When I first got these results I was quite surprised, as general sentiment online has been largely in favor of investing in SRS; a recent post last month, for example, recommends 'if you are a HENRY (>$100k income per year) it is always optimal to start contributing to SRS and investing it as early as possible'.
However, I downloaded his spreadsheet and noted a few factors:
- In his own words, it doesn't make sense to invest in SRS at all ages - there's a curve of an 'ideal age' to start investing in SRS. My projections are specifically for 30 year olds. The author finds that it starts becoming profitable at age 34, for $200k income and 7.69% interest rate.
- He assumed there was no platform fee erosion (assumes the same 7% return both in and outside of SRS) - this explains the main difference in recommendations
Conclusion: Should I invest in SRS?
If you're savvy enough to invest yourself, with the profile above it's hard to see a compelling argument for investing in SRS. The tax arbitrage is real (save at 18-22% marginal, pay back at ~3.2% effective), but the fee erosion from SRS platforms more than cancels it out, leaving you net-negative against self-directed investment on platforms like IBKR. Going with SRS + Roboadvisor, we see:
- Significantly reduced choices for investment funds
- Annual percentage-based fee erosion of capital (0.40% to 0.69% all-in)
- Significant liquidity lockup
- Risk in tax regime
And in return, we end up net-negative even at the very end of our SRS withdrawal period.
- With a 0.69% all-in fee (Endowus 100% Aggressive): SRS loses, trailing by ~$75k even in the final year
- With a 0.40% all-in fee (Endowus Fund-Smart): roughly breakeven
- With a higher-fee platform (>0.69%): SRS loses more
- The liquidity lockup is a significant unmodeled cost - are we willing to lock up such a significant amount of funds until retirement?
Other factors
Note that I haven't included a few factors; I've tried to make assumptions for these factors in favor of SRS, in an attempt to demonstrate that 'even when biased towards SRS it doesn't break even':
- The automatic portfolio selection by Endowus introduces some convenience (good for SRS) but also some limitations (bad for SRS) - some strategies (e.g. 'heavy on Chinese equities via specific ETFs like
iShares Core MSCI China') are not possible. - The effective fee difference between Endowus 100% Aggressive (0.69% all-in) and IBKR VWRA (0.19% expense) is 0.50%, which introduces significant drag for the SRS portfolio
- Optionality: SRS funds are permanently locked into SRS, which introduces vendor-risk; if Endowus went belly-up tomorrow, we'd need to find an alternative platform with possibly worse rates, and we wouldn't be able to pull SRS funds out without significant financial penalties.
When would I go for SRS?
There are only a few scenarios in which I'd recommend going with SRS:
- You plan to use the same investment platform within and without SRS (i.e. you're already paying the same fees on both sides)
- You like the idea of locking liquidity up as a form of forced-retirement savings (you do you, man)

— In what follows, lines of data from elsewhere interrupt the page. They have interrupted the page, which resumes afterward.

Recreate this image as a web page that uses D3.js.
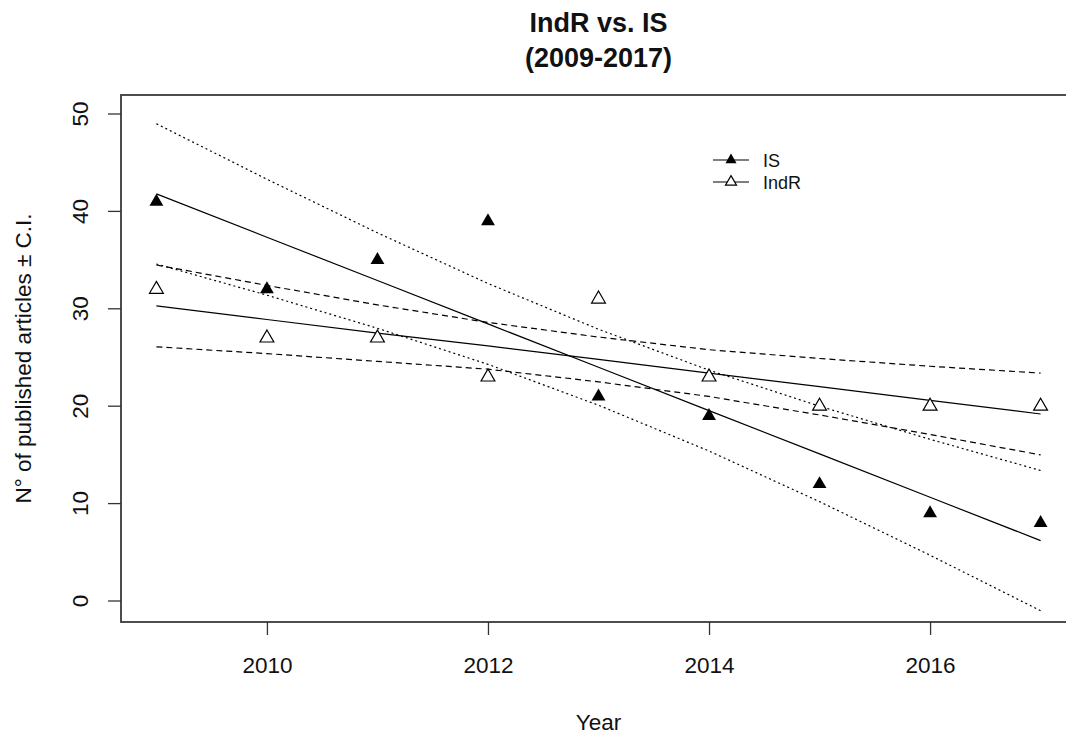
<!DOCTYPE html>
<html>
<head>
<meta charset="utf-8">
<script src="https://cdn.jsdelivr.net/npm/d3@7"></script>
<style>
body { margin: 0; background: #fff; }
text { font-family: "Liberation Sans", Arial, sans-serif; fill: #111; }
</style>
</head>
<body>
<div id="chart"></div>
<script>
// yearly counts
var years = [2009, 2010, 2011, 2012, 2013, 2014, 2015, 2016, 2017];
var isCounts = [41, 32, 35, 39, 21, 19, 12, 9, 8];
var indrCounts = [32, 27, 27, 23, 31, 23, 20, 20, 20];

// fitted lines and C.I. bands, one value per year
var isFit = [41.8, 37.35, 32.9, 28.45, 24.0, 19.55, 15.1, 10.65, 6.2];
var isCiUp = [49.0, 43.3, 37.8, 32.6, 27.9, 23.7, 20.0, 16.6, 13.4];
var isCiLow = [34.6, 31.4, 28.0, 24.3, 20.1, 15.4, 10.2, 4.7, -1.0];
var indrFit = [30.3, 28.9, 27.5, 26.2, 24.8, 23.4, 22.0, 20.6, 19.2];
var indrCiUp = [34.5, 32.4, 30.4, 28.6, 27.1, 25.8, 24.9, 24.1, 23.4];
var indrCiLow = [26.1, 25.4, 24.6, 23.8, 22.5, 21.0, 19.1, 17.1, 15.0];

var xTicks = [2010, 2012, 2014, 2016];
var yTicks = [0, 10, 20, 30, 40, 50];

var width = 1066, height = 738;
var boxL = 121, boxR = 1076, boxT = 95, boxB = 622;

var svg = d3.select('#chart').append('svg').attr('width', width).attr('height', height);

var x = d3.scaleLinear().domain([2009, 2017]).range([156.4, 1040.6]);
var y = d3.scaleLinear().domain([0, 50]).range([601, 114]);

// box
svg.append('rect')
    .attr('x', boxL).attr('y', boxT)
    .attr('width', boxR - boxL).attr('height', boxB - boxT)
    .attr('fill', 'none').attr('stroke', '#3a3a3a').attr('stroke-width', 1.8);

// x axis
var xAxis = svg.append('g').attr('transform', `translate(0,${boxB})`)
    .call(d3.axisBottom(x).tickValues(xTicks).tickSize(13).tickPadding(0).tickFormat(d3.format('d')));
xAxis.select('.domain').remove();
xAxis.selectAll('line').attr('stroke', '#333').attr('stroke-width', 1.3);
xAxis.selectAll('text').attr('y', 51).attr('dy', null)
    .style('font-size', '22.5px').attr('fill', '#111');

// y axis, labels rotated like base R
var yAxis = svg.append('g').attr('transform', `translate(${boxL},0)`)
    .call(d3.axisLeft(y).tickValues(yTicks).tickSize(13));
yAxis.select('.domain').remove();
yAxis.selectAll('line').attr('stroke', '#333').attr('stroke-width', 1.3);
yAxis.selectAll('text')
    .attr('x', null).attr('dy', null)
    .attr('text-anchor', 'middle')
    .attr('transform', d => `translate(-33,${y(d)})rotate(-90)`)
    .attr('y', 0)
    .style('font-size', '22.5px').attr('fill', '#111');
yAxis.selectAll('.tick').attr('transform', null);
yAxis.selectAll('.tick line').attr('transform', d => `translate(0,${y(d)})`);

// titles
svg.append('text').attr('x', 598.5).attr('y', 32).attr('text-anchor', 'middle')
    .style('font-size', '27px').style('font-weight', 'bold').text('IndR vs. IS');
svg.append('text').attr('x', 598.5).attr('y', 67).attr('text-anchor', 'middle')
    .style('font-size', '27px').style('font-weight', 'bold').text('(2009-2017)');
svg.append('text').attr('x', 598.5).attr('y', 730).attr('text-anchor', 'middle')
    .style('font-size', '22.5px').text('Year');
svg.append('text').attr('transform', `translate(31,${(boxT + boxB) / 2})rotate(-90)`)
    .attr('text-anchor', 'middle').style('font-size', '22.5px')
    .text('N° of published articles ± C.I.');

// regression and C.I. lines
var line = d3.line().x(d => x(d[0])).y(d => y(d[1]));
function drawLine(vals, dash) {
    svg.append('path')
        .datum(years.map((yr, i) => [yr, vals[i]]))
        .attr('d', line)
        .attr('fill', 'none').attr('stroke', '#000').attr('stroke-width', 1.2)
        .attr('stroke-dasharray', dash);
}
drawLine(isFit, null);
drawLine(isCiUp, '2,3');
drawLine(isCiLow, '2,3');
drawLine(indrFit, null);
drawLine(indrCiUp, '6,4');
drawLine(indrCiLow, '6,4');

// points
var tri = d3.symbol().type(d3.symbolTriangle).size(83);
svg.append('g').selectAll('path').data(years).enter().append('path')
    .attr('d', tri)
    .attr('transform', (d, i) => `translate(${x(d)},${y(isCounts[i])})`)
    .attr('fill', '#000');
svg.append('g').selectAll('path').data(years).enter().append('path')
    .attr('d', tri)
    .attr('transform', (d, i) => `translate(${x(d)},${y(indrCounts[i])})`)
    .attr('fill', '#fff').attr('stroke', '#000').attr('stroke-width', 1.2);

// legend
var legend = svg.append('g');
var legItems = [['IS', '#000'], ['IndR', '#fff']];
var smallTri = d3.symbol().type(d3.symbolTriangle).size(53);
legItems.forEach(function (item, i) {
    var ly = 160 + i * 22;
    legend.append('line').attr('x1', 713).attr('x2', 749).attr('y1', ly).attr('y2', ly)
        .attr('stroke', '#000').attr('stroke-width', 1.2);
    legend.append('path').attr('d', smallTri).attr('transform', `translate(731,${ly})`)
        .attr('fill', item[1]).attr('stroke', '#000').attr('stroke-width', i ? 1.2 : 0);
    legend.append('text').attr('x', 763).attr('y', ly + 7).style('font-size', '18px').text(item[0]);
});
</script>
</body>
</html>
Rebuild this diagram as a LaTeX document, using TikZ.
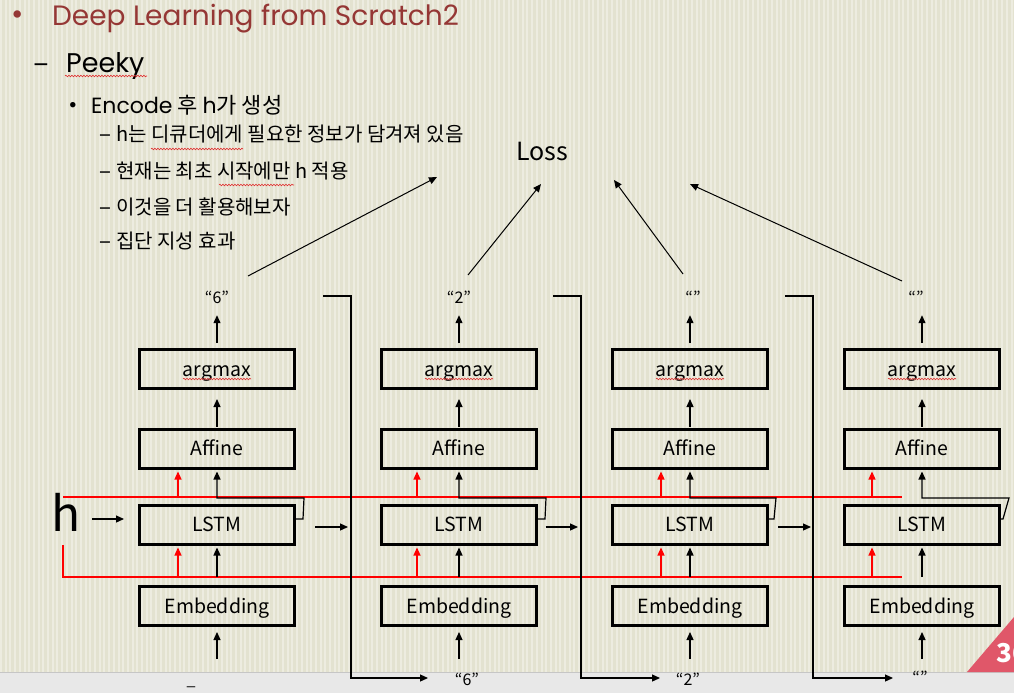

- You think the future income tax regime is going to be lighter than today's tax rates
- You want your money going to
{platform, e.g. Endowus}in fees instead of the Government in taxes- Personally, I see taxes as being more beneficial to society, so this skews my decision in favor of no-SRS a little as well
- You think SRS benefits improve in future - since there is a hard cap on rate-of-SRS-investment, we cannot retroactively decide to invest $500k into SRS if suddenly it becomes highly profitable to use SRS.
And so...
Having taken all of these factors into account, I decided I won't be leveraging SRS in own personal investment strategy, given the significant downsides and negligible upside. The policy is perhaps a little too asymmetric, and the investment landscape for SRS funds a little too restrictive, for me to think of it as a viable alternative to personal investing in ultra-low-cost ETFs like VWRA and SPX.
This is a personal analysis, not financial advice. Your circumstances, income, risk appetite, and platform choices may differ — run the numbers for your own profile.